TO DO:
Without the pictures, return exactly the lines from the one with "Reproduce this diagram with TikZ." through the one with "(mcOp) at (298,300)". Both end lines belong in the copy.

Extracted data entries

------------------------------

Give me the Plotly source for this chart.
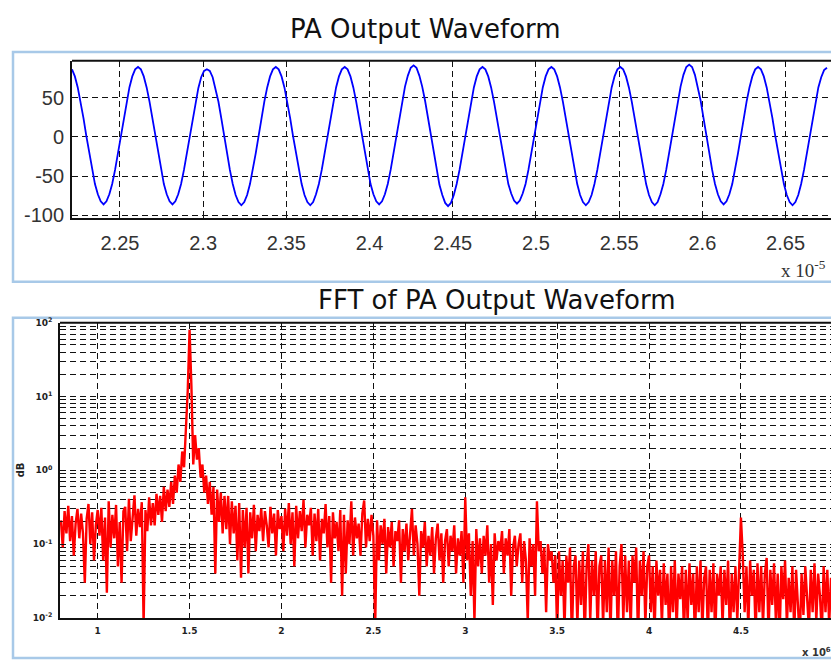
import numpy as np
import plotly.graph_objects as go

W, H = 831, 667

# ---- PA output waveform samples (time axis in units of 1e-5 s) ----
T_START = 2.2212
T_STEP = 0.001725
pa_output = [
    86, 77, 63, 45, 24, 1, -21, -42, -60, -73, -82, -86, -82, -73, -60, -42, -21, 1, 24, 45, 63, 77, 86, 89,
    86, 77, 63, 45, 24, 2, -21, -42, -60, -73, -82, -86, -82, -73, -60, -42, -21, 1, 24, 45, 62, 76, 84, 86,
    84, 76, 62, 45, 24, 1, -21, -42, -60, -74, -83, -87, -83, -74, -60, -42, -21, 1, 24, 45, 63, 77, 86, 89,
    86, 77, 63, 45, 24, 1, -21, -42, -60, -74, -83, -87, -83, -73, -60, -42, -21, 1, 24, 45, 63, 77, 86, 89,
    86, 77, 63, 45, 24, 1, -21, -42, -60, -73, -82, -86, -82, -73, -60, -42, -21, 1, 24, 46, 64, 78, 88, 91,
    88, 78, 64, 46, 24, 1, -21, -43, -61, -74, -84, -88, -84, -74, -60, -42, -21, 1, 24, 45, 63, 77, 86, 89,
    86, 77, 63, 45, 24, 1, -21, -42, -60, -72, -81, -85, -81, -72, -60, -42, -21, 1, 24, 45, 63, 77, 86, 89,
    86, 77, 63, 45, 24, 1, -21, -42, -60, -74, -83, -87, -83, -74, -60, -42, -21, 1, 24, 45, 63, 77, 86, 89,
    86, 77, 63, 45, 24, 1, -21, -42, -60, -74, -83, -87, -83, -73, -60, -42, -21, 1, 24, 46, 64, 79, 89, 92,
    89, 79, 64, 46, 24, 1, -21, -42, -60, -73, -82, -86, -82, -73, -60, -42, -21, 1, 24, 45, 63, 77, 86, 89,
    86, 77, 63, 45, 24, 1, -21, -42, -60, -74, -83, -87, -83, -74, -60, -42, -21, 1, 24, 45, 63, 76, 85, 88,
]

# ---- FFT magnitude of the waveform, one row per 0.1 of the frequency axis ----
F_START = 0.80
F_STEP = 0.01
fft_mag = [
    0.21, 0.09, 0.28, 0.14, 0.33, 0.11, 0.24, 0.07, 0.19, 0.30,      # 0.8
    0.12, 0.26, 0.14, 0.03, 0.22, 0.35, 0.10, 0.27, 0.06, 0.18,      # 0.9
    0.29, 0.13, 0.31, 0.06, 0.23, 0.022, 0.38, 0.09, 0.25, 0.12,     # 1.0
    0.34, 0.05, 0.20, 0.03, 0.28, 0.32, 0.08, 0.41, 0.11, 0.26,      # 1.1
    0.46, 0.13, 0.30, 0.17, 0.37, 0.008, 0.29, 0.15, 0.43, 0.18,     # 1.2
    0.36, 0.18, 0.48, 0.25, 0.45, 0.20, 0.60, 0.28, 0.55, 0.32,      # 1.3
    0.70, 0.35, 0.85, 0.50, 1.2, 0.70, 1.8, 1.1, 3.5, 12.0,          # 1.4
    80.0, 14.0, 1.2, 3.0, 1.4, 2.0, 0.80, 1.2, 0.50, 0.85,           # 1.5
    0.35, 0.70, 0.25, 0.60, 0.04, 0.55, 0.20, 0.50, 0.14, 0.45,      # 1.6
    0.16, 0.45, 0.10, 0.38, 0.14, 0.33, 0.06, 0.36, 0.035, 0.29,     # 1.7
    0.09, 0.31, 0.04, 0.27, 0.12, 0.34, 0.08, 0.25, 0.15, 0.30,      # 1.8
    0.11, 0.28, 0.18, 0.09, 0.32, 0.14, 0.26, 0.07, 0.29, 0.16,      # 1.9
    0.24, 0.08, 0.30, 0.13, 0.36, 0.10, 0.27, 0.05, 0.33, 0.12,      # 2.0
    0.28, 0.15, 0.40, 0.09, 0.25, 0.18, 0.31, 0.07, 0.26, 0.11,      # 2.1
    0.30, 0.06, 0.22, 0.14, 0.35, 0.09, 0.24, 0.03, 0.27, 0.12,      # 2.2
    0.20, 0.08, 0.29, 0.02, 0.25, 0.04, 0.21, 0.10, 0.38, 0.07,      # 2.3
    0.23, 0.12, 0.19, 0.07, 0.26, 0.39, 0.09, 0.22, 0.11, 0.25,      # 2.4
    0.13, 0.008, 0.21, 0.06, 0.18, 0.10, 0.22, 0.04, 0.17, 0.09,     # 2.5
    0.20, 0.05, 0.15, 0.11, 0.21, 0.03, 0.16, 0.08, 0.19, 0.06,      # 2.6
    0.14, 0.30, 0.07, 0.18, 0.10, 0.02, 0.15, 0.09, 0.20, 0.05,      # 2.7
    0.13, 0.07, 0.17, 0.04, 0.12, 0.19, 0.06, 0.14, 0.03, 0.11,      # 2.8
    0.16, 0.05, 0.13, 0.08, 0.18, 0.04, 0.12, 0.07, 0.15, 0.03,      # 2.9
    0.43, 0.06, 0.14, 0.02, 0.11, 0.009, 0.16, 0.05, 0.12, 0.04,     # 3.0
    0.13, 0.07, 0.18, 0.03, 0.10, 0.015, 0.14, 0.06, 0.11, 0.08,     # 3.1
    0.15, 0.04, 0.12, 0.07, 0.16, 0.02, 0.09, 0.13, 0.05, 0.10,      # 3.2
    0.14, 0.03, 0.11, 0.06, 0.009, 0.12, 0.05, 0.10, 0.02, 0.38,     # 3.3
    0.08, 0.11, 0.04, 0.09, 0.012, 0.10, 0.06, 0.08, 0.03, 0.07,     # 3.4
    0.006, 0.08, 0.02, 0.06, 0.007, 0.07, 0.03, 0.09, 0.005, 0.05,   # 3.5
    0.07, 0.008, 0.06, 0.015, 0.08, 0.005, 0.05, 0.10, 0.009, 0.06,  # 3.6
    0.02, 0.08, 0.006, 0.05, 0.07, 0.008, 0.06, 0.012, 0.09, 0.006,  # 3.7
    0.06, 0.02, 0.08, 0.005, 0.05, 0.10, 0.009, 0.07, 0.012, 0.06,   # 3.8
    0.007, 0.07, 0.03, 0.09, 0.005, 0.06, 0.02, 0.08, 0.008, 0.05,   # 3.9
    0.07, 0.012, 0.05, 0.006, 0.06, 0.02, 0.045, 0.008, 0.055, 0.015,# 4.0
    0.04, 0.005, 0.05, 0.012, 0.06, 0.007, 0.04, 0.018, 0.05, 0.006, # 4.1
    0.045, 0.009, 0.055, 0.015, 0.04, 0.005, 0.05, 0.012, 0.06, 0.007,# 4.2
    0.035, 0.05, 0.006, 0.045, 0.012, 0.055, 0.005, 0.04, 0.02, 0.05,# 4.3
    0.008, 0.045, 0.015, 0.06, 0.005, 0.04, 0.012, 0.05, 0.009, 0.035,# 4.4
    0.23, 0.07, 0.012, 0.05, 0.007, 0.06, 0.02, 0.045, 0.006, 0.055, # 4.5
    0.012, 0.05, 0.008, 0.04, 0.065, 0.006, 0.045, 0.015, 0.055, 0.009,# 4.6
    0.04, 0.005, 0.05, 0.018, 0.06, 0.008, 0.035, 0.012, 0.05, 0.006,# 4.7
    0.045, 0.015, 0.005, 0.04, 0.011, 0.05, 0.02, 0.007, 0.045, 0.012,# 4.8
    0.055, 0.009, 0.04, 0.02, 0.006, 0.05, 0.012, 0.045, 0.008, 0.035,# 4.9
    0.015, 0.05,                                                     # 5.0
]

# ---- axis ticks ----
time_ticks = [2.25, 2.3, 2.35, 2.4, 2.45, 2.5, 2.55, 2.6, 2.65]
time_ticklabels = ["2.25", "2.3", "2.35", "2.4", "2.45", "2.5", "2.55", "2.6", "2.65"]
amp_ticks = [-100, -50, 0, 50]
amp_ticklabels = ["-100", "-50", "0", "50"]
freq_ticks = [1, 1.5, 2, 2.5, 3, 3.5, 4, 4.5, 5]
freq_ticklabels = ["1", "1.5", "2", "2.5", "3", "3.5", "4", "4.5", "5"]
mag_ticks = [0.01, 0.1, 1, 10, 100]
mag_ticklabels = ["10<sup>-2</sup>", "10<sup>-1</sup>", "10<sup>0</sup>",
                  "10<sup>1</sup>", "10<sup>2</sup>"]
mag_minor = [m * 10.0 ** e for e in (-2, -1, 0, 1) for m in range(2, 10)]

t = T_START + T_STEP * np.arange(len(pa_output))
f = F_START + F_STEP * np.arange(len(fft_mag))


def px(xp):
    return xp / W


def py(yp):
    return 1 - yp / H


GRID = dict(showgrid=True, gridcolor="#111111", gridwidth=1.4, griddash="6px,4px")
LINE = dict(showline=True, linecolor="#111111", linewidth=1.8, zeroline=False)

fig = go.Figure()
fig.add_trace(go.Scatter(x=t, y=pa_output, mode="lines", xaxis="x", yaxis="y",
                         line=dict(color="#0000ff", width=1.8), hoverinfo="skip"))
fig.add_trace(go.Scatter(x=f, y=fft_mag, mode="lines", xaxis="x2", yaxis="y2",
                         line=dict(color="#ff0000", width=2.4), hoverinfo="skip"))

top_font = dict(family="Liberation Sans, Arial, sans-serif", size=20, color="#333333")
bot_font = dict(family="DejaVu Sans, Verdana, sans-serif", size=9, color="#222222", weight="bold")

fig.update_layout(
    width=W, height=H,
    margin=dict(l=0, r=0, t=0, b=0),
    paper_bgcolor="white", plot_bgcolor="white",
    showlegend=False,
    xaxis=dict(domain=[px(72), 1.0], range=[2.2212, 2.6773], anchor="y",
               tickmode="array", tickvals=time_ticks, ticktext=time_ticklabels,
               ticks="inside", ticklen=4, tickcolor="#111", tickfont=top_font,
               ticklabelstandoff=6, **GRID, **LINE),
    yaxis=dict(domain=[py(216), py(55)], range=[-103.4, 96.9], anchor="x",
               tickmode="array", tickvals=amp_ticks, ticktext=amp_ticklabels,
               ticks="inside", ticklen=4, tickcolor="#111", tickfont=top_font,
               ticklabelstandoff=2, **GRID, **LINE),
    xaxis2=dict(domain=[px(60), 1.0], range=[0.795, 4.99], anchor="y2",
                tickmode="array", tickvals=freq_ticks, ticktext=freq_ticklabels,
                ticks="inside", ticklen=4, tickcolor="#111", tickfont=bot_font,
                ticklabelstandoff=3, **GRID, **LINE),
    yaxis2=dict(domain=[py(625), py(323)], type="log", range=[-2, 2], anchor="x2",
                tickmode="array", tickvals=mag_ticks, ticktext=mag_ticklabels,
                ticks="inside", ticklen=4, tickcolor="#111", tickfont=bot_font,
                ticklabelstandoff=4,
                minor=dict(tickmode="array", tickvals=mag_minor, ticks="inside",
                           ticklen=2, tickcolor="#111", showgrid=True,
                           gridcolor="#111111", gridwidth=1.4, griddash="6px,4px"),
                **GRID, **LINE),
)

# top frame edges of both axes
for xr, yr in (("x domain", "y domain"), ("x2 domain", "y2 domain")):
    fig.add_shape(type="line", xref=xr, yref=yr, x0=0, x1=1, y0=1, y1=1,
                  line=dict(color="#111111", width=1.8))

# light blue panel frames
PANEL = "#a8c9e8"
fig.add_shape(type="rect", xref="paper", yref="paper",
              x0=px(13), x1=1.05, y0=py(281), y1=py(46),
              line=dict(color=PANEL, width=2.5), layer="below")
fig.add_shape(type="rect", xref="paper", yref="paper",
              x0=px(13), x1=1.05, y0=py(666), y1=py(318),
              line=dict(color=PANEL, width=2.5), layer="below")

title_font = dict(family="DejaVu Sans, Arial, sans-serif", size=26, color="#111111")
fig.add_annotation(text="PA Output Waveform", xref="paper", yref="paper",
                   x=px(425), y=py(22), xanchor="center", yanchor="middle",
                   showarrow=False, font=title_font)
fig.add_annotation(text="FFT of PA Output Waveform", xref="paper", yref="paper",
                   x=px(497), y=py(300), xanchor="center", yanchor="middle",
                   showarrow=False, font=title_font)
fig.add_annotation(text="x 10<sup>-5</sup>", xref="paper", yref="paper",
                   x=px(779), y=py(268), xanchor="left", yanchor="middle",
                   showarrow=False,
                   font=dict(family="Liberation Serif, Times New Roman, serif",
                             size=19, color="#333333"))
fig.add_annotation(text="dB", xref="paper", yref="paper",
                   x=px(20), y=py(474), xanchor="center", yanchor="middle",
                   textangle=-90, showarrow=False,
                   font=dict(family="DejaVu Sans, sans-serif", size=10,
                             color="#222222", weight="bold"))
fig.add_annotation(text="x 10<sup>6</sup>", xref="paper", yref="paper",
                   x=px(800), y=py(660), xanchor="left", yanchor="middle",
                   showarrow=False,
                   font=dict(family="DejaVu Sans, sans-serif", size=10,
                             color="#333333", weight="bold"))

fig.write_html("out.html")
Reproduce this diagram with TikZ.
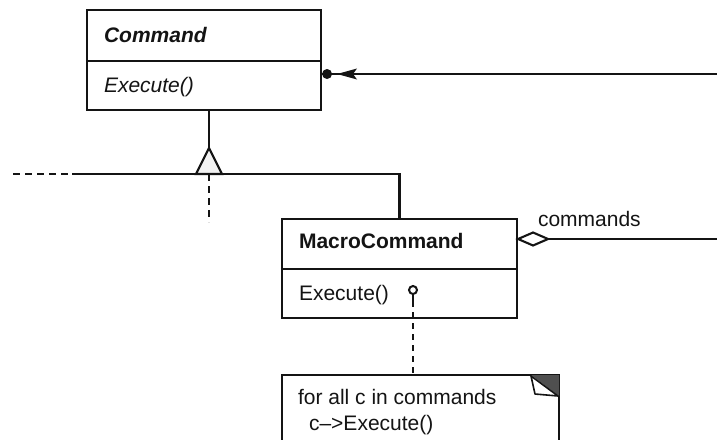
\documentclass[tikz,border=0pt]{standalone}
\usepackage{fontspec}
\setmainfont{Liberation Sans}
\usetikzlibrary{calc}
\definecolor{ink}{HTML}{141414}
\begin{document}
\begin{tikzpicture}[x=1pt,y=-1pt,
  line width=2.1pt, draw=ink,
  classbox/.style={draw=ink, line width=2.1pt, inner sep=0pt, fill=white},
  txt/.style={anchor=base west, inner sep=0pt, text=ink,
              font=\fontsize{21}{25}\selectfont},
  dashline/.style={dash pattern=on 7pt off 5pt, line width=2.1pt}]

% canvas
\path[use as bounding box, clip] (0,0) rectangle (717,439);
\fill[white] (0,0) rectangle (717,439);

% Command class
\node[classbox, minimum width=234pt, minimum height=100pt] (cmd) at (204,60) {};
\draw (cmd.west |- 0,61) -- (cmd.east |- 0,61);
\node[txt, font=\fontsize{21}{25}\selectfont\bfseries\itshape] (cmdName) at (103,42) {Command};
\node[txt, font=\fontsize{21}{25}\selectfont\itshape] (cmdOp) at (103,92) {Execute()};

% MacroCommand class
\node[classbox, minimum width=235pt, minimum height=99pt] (mc) at (399.5,268.5) {};
\draw (mc.west |- 0,269) -- (mc.east |- 0,269);
\node[txt, font=\fontsize{21}{25}\selectfont\bfseries] (mcName) at (298,248) {MacroCommand};
\node[txt] (mcOp) at (298,300) {Execute()};

% note attached to MacroCommand::Execute
\node[classbox, minimum width=277pt, minimum height=110pt] (note) at (420.5,430) {};
\fill[ink!75] (531,375) -- (559,375) -- (559,396) -- cycle;
\draw[line width=1.6pt, fill=white, line join=round] (531,376) -- (535,394) -- (558,396) -- cycle;
\node[txt] (noteL1) at (297,404) {for all c in commands};
\node[txt] (noteL2) at (308,430) {c\textendash>Execute()};

% implementation pin
\coordinate (pin) at (413,290);
\draw[line width=2pt] (pin) circle (4pt);
\coordinate (pinFoot) at (413,301);
\draw ($(pin)+(0,4)$) -- (pinFoot);
\draw[dash pattern=on 6pt off 5pt] (pinFoot) -- (note.north -| pin);

% generalization
\coordinate (genTip) at (209,148);
\coordinate (genL) at (196,174);
\coordinate (genR) at (222,174);
\coordinate (barL) at (72,174);
\coordinate (barFar) at (13,174);
\coordinate (subFree) at (209,222);
\draw (genTip |- cmd.south) -- (genTip);
\draw (barL) -- (mc.north |- barL) -- (mc.north);
\draw[dashline] (barFar) -- (barL);
\draw[dashline] (genTip |- barL) -- (subFree);
\draw[fill=gray!10, line join=miter] (genTip) -- (genL) -- (genR) -- cycle;

% association from the right into Command
\coordinate (invFar) at (717,74);
\coordinate (invEnd) at (cmd.east |- invFar);
\draw (invFar) -- (invEnd);
\fill[ink] (337,74) -- (357,68.5) -- (353,74) -- (357,79.5) -- cycle;
\fill[ink] ($(invEnd)+(5,0)$) circle (5pt);

% aggregation "commands"
\coordinate (aggBase) at (mc.east |- 0,239);
\coordinate (aggFar) at (717,239);
\draw[fill=white, line join=miter] (aggBase) -- ++(15,-6.5) -- ++(15,6.5) coordinate (aggTip) -- ++(-15,6.5) -- cycle;
\draw (aggTip) -- (aggFar);
\node[txt] (aggLbl) at (537,226) {commands};
\end{tikzpicture}
\end{document}
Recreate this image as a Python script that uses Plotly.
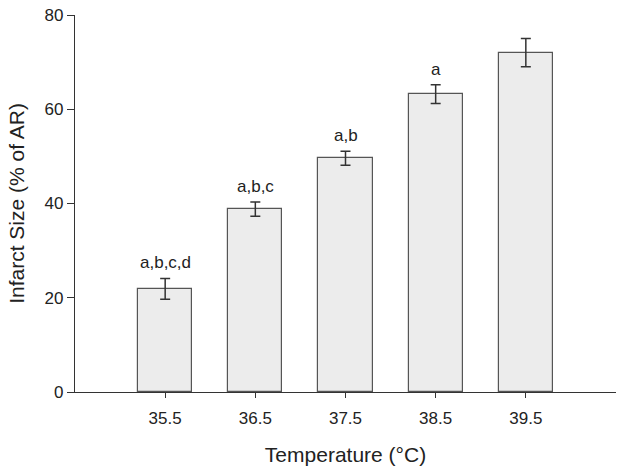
import plotly.graph_objects as go

temps = [35.5, 36.5, 37.5, 38.5, 39.5]
tick_labels = ["35.5", "36.5", "37.5", "38.5", "39.5"]
infarct = [21.9, 38.8, 49.6, 63.2, 72.0]
sem = [2.2, 1.5, 1.5, 2.0, 3.0]
letters = ["a,b,c,d", "a,b,c", "a,b", "a", ""]

font_family = "Liberation Sans, Arial, sans-serif"
ink = "#222222"

fig = go.Figure()
fig.add_trace(go.Bar(
    x=temps, y=infarct, width=0.6,
    marker=dict(color="#ececec", line=dict(color="#555555", width=1.2)),
    error_y=dict(type="data", array=sem, visible=True, color="#333333",
                 thickness=1.5, width=5),
    showlegend=False,
))

for t, v, e, lab in zip(temps, infarct, sem, letters):
    if lab:
        fig.add_annotation(x=t, y=v + e, text=lab, showarrow=False,
                           yanchor="bottom", yshift=4,
                           font=dict(size=17, color=ink, family=font_family))

fig.update_layout(
    width=624, height=472,
    margin=dict(l=75, r=8, t=15, b=80),
    paper_bgcolor="white", plot_bgcolor="white",
    font=dict(family=font_family, color=ink, size=16),
    bargap=0,
)
fig.update_xaxes(
    range=[34.5, 40.5], tickvals=temps, ticktext=tick_labels,
    ticks="outside", ticklen=5, tickwidth=1.2, tickcolor="#333333",
    showline=True, linecolor="#333333", linewidth=1.2,
    showgrid=False, zeroline=False, automargin=False,
    tickfont=dict(size=17), ticklabelstandoff=5,
    title=dict(text="Temperature (°C)", font=dict(size=21), standoff=20),
)
fig.update_yaxes(
    range=[0, 80], tickvals=[0, 20, 40, 60, 80],
    ticks="outside", ticklen=7, tickwidth=1.2, tickcolor="#333333",
    showline=True, linecolor="#333333", linewidth=1.2,
    showgrid=False, zeroline=False, automargin=False,
    tickfont=dict(size=17),
    title=dict(text="Infarct Size (% of AR)", font=dict(size=21), standoff=14),
)

fig.write_html("out.html", config={"displayModeBar": False},
               post_script="document.body.style.margin='0';document.body.style.overflow='hidden';")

------------------------------

SOLUTION:
Reproduce this diagram with TikZ.
\documentclass[tikz,border=0pt]{standalone}
\usepackage{fontspec}
\setmainfont{Liberation Sans}
\usetikzlibrary{calc}
\definecolor{ink}{HTML}{141414}
\begin{document}
\begin{tikzpicture}[x=1pt,y=-1pt,
  line width=2.1pt, draw=ink,
  classbox/.style={draw=ink, line width=2.1pt, inner sep=0pt, fill=white},
  txt/.style={anchor=base west, inner sep=0pt, text=ink,
              font=\fontsize{21}{25}\selectfont},
  dashline/.style={dash pattern=on 7pt off 5pt, line width=2.1pt}]

% canvas
\path[use as bounding box, clip] (0,0) rectangle (717,439);
\fill[white] (0,0) rectangle (717,439);

% Command class
\node[classbox, minimum width=234pt, minimum height=100pt] (cmd) at (204,60) {};
\draw (cmd.west |- 0,61) -- (cmd.east |- 0,61);
\node[txt, font=\fontsize{21}{25}\selectfont\bfseries\itshape] (cmdName) at (103,42) {Command};
\node[txt, font=\fontsize{21}{25}\selectfont\itshape] (cmdOp) at (103,92) {Execute()};

% MacroCommand class
\node[classbox, minimum width=235pt, minimum height=99pt] (mc) at (399.5,268.5) {};
\draw (mc.west |- 0,269) -- (mc.east |- 0,269);
\node[txt, font=\fontsize{21}{25}\selectfont\bfseries] (mcName) at (298,248) {MacroCommand};
\node[txt] (mcOp) at (298,300) {Execute()};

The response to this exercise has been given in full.